No, real life only catches up with them when they suddenly must face the prospect of looking for a job. At this point absolute despair sets in, because those who have no useful connections (guanxi) will have few decent job prospects indeed. Connections to the proper people--even if you're a lazy, useless sort of rich slob--could easily result in a doubling or quadrupling of the average post-college wage a student could expect. Those who have no connections might expect a wage of about 1,000 RMB or less each month (equivalent, roughly, to $145) which is not so much to live on in the eastern, more developed cities of China.

Many of our students suddenly seem to leap from oblivious ebullience into black despair in their final years of college, even when they are among the most talented and hard-working individuals in the entire school. They've obviously not been prepared to face their futures with confidence, despite enjoying a luxury that relatively few in China have the priviledge of.

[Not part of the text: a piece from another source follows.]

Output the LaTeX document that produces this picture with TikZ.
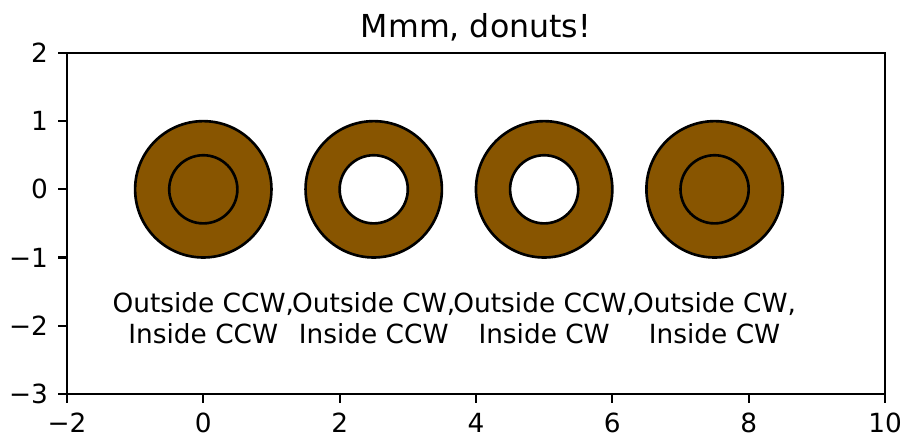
\documentclass[tikz,border=0pt]{standalone}
\usepackage{fontspec}
\setmainfont{DejaVu Sans}
\usepackage{tikz}
\usetikzlibrary{positioning}

\definecolor{donut}{HTML}{885500}

\tikzset{
    spine/.style={line width=0.88pt},
    tick/.style={line width=0.88pt},
    ticklabel/.style={font=\fontsize{11}{13.2}\selectfont, inner sep=0pt},
    ring/.style={fill=donut, draw=black, line width=1.1pt},
    holering/.style={ring, even odd rule}
}

\begin{document}
\begin{tikzpicture}[x=1cm, y=1cm]
    \useasboundingbox (-2.982,-3.616) rectangle (10.293,2.777);

    % Donuts: inside filled when both turn the same way
    \filldraw[ring] (0,0) circle (1) (0,0) circle (0.5);
    \filldraw[holering] (2.5,0) circle (1) (2.5,0) circle (0.5);
    \filldraw[holering] (5,0) circle (1) (5,0) circle (0.5);
    \filldraw[ring] (7.5,0) circle (1) (7.5,0) circle (0.5);

    % Labels below the donuts
    \node[ticklabel, anchor=north, align=center] (lab1) at (0,-1.5) {Outside CCW,\\Inside CCW};
    \node[ticklabel, anchor=north, align=center] (lab2) at (2.5,-1.5) {Outside CW,\\Inside CCW};
    \node[ticklabel, anchor=north, align=center] (lab3) at (5,-1.5) {Outside CCW,\\Inside CW};
    \node[ticklabel, anchor=north, align=center] (lab4) at (7.5,-1.5) {Outside CW,\\Inside CW};

    % Axes frame
    \draw[spine] (-2,-3) rectangle (10,2);

    % x ticks
    \foreach \x/\lbl in {-2/−2, 0/0, 2/2, 4/4, 6/6, 8/8, 10/10} {
        \draw[tick] (\x,-3) -- ++(0,-0.136);
        \node[ticklabel, anchor=north] (xt\x) at (\x,-3.272) {\lbl};
    }

    % y ticks
    \foreach \y/\lbl in {2/2, 1/1, 0/0, -1/−1, -2/−2, -3/−3} {
        \draw[tick] (-2,\y) -- ++(-0.136,0);
        \node[ticklabel, anchor=east] (yt\y) at (-2.272,\y) {\lbl};
    }

    % Title
    \node[font=\fontsize{13.2}{15.8}\selectfont, inner sep=0pt, anchor=base] (title) at (4,2.232) {Mmm, donuts!};
\end{tikzpicture}
\end{document}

I suppose it could be a stretch to argue that the difference of location between an urban campus and a rural one could make much difference in a system that is so dramatically skewed to favor the few. I do think, though, that officials and headmasters may be overlooking the psychological impact of such dramatic isolation on the aspirations and confidence of youth. After all, the majority of Chinese graduates from these institutes are probably not looking at a career ensconced in ivory towers, but rather an uphill fight through a quite rough-and-tumble job market. Employers (and I used to be one in this job market) are also liable to become frustrated with this crop of potential employees who have no idea what the world beyond their college ghetto is.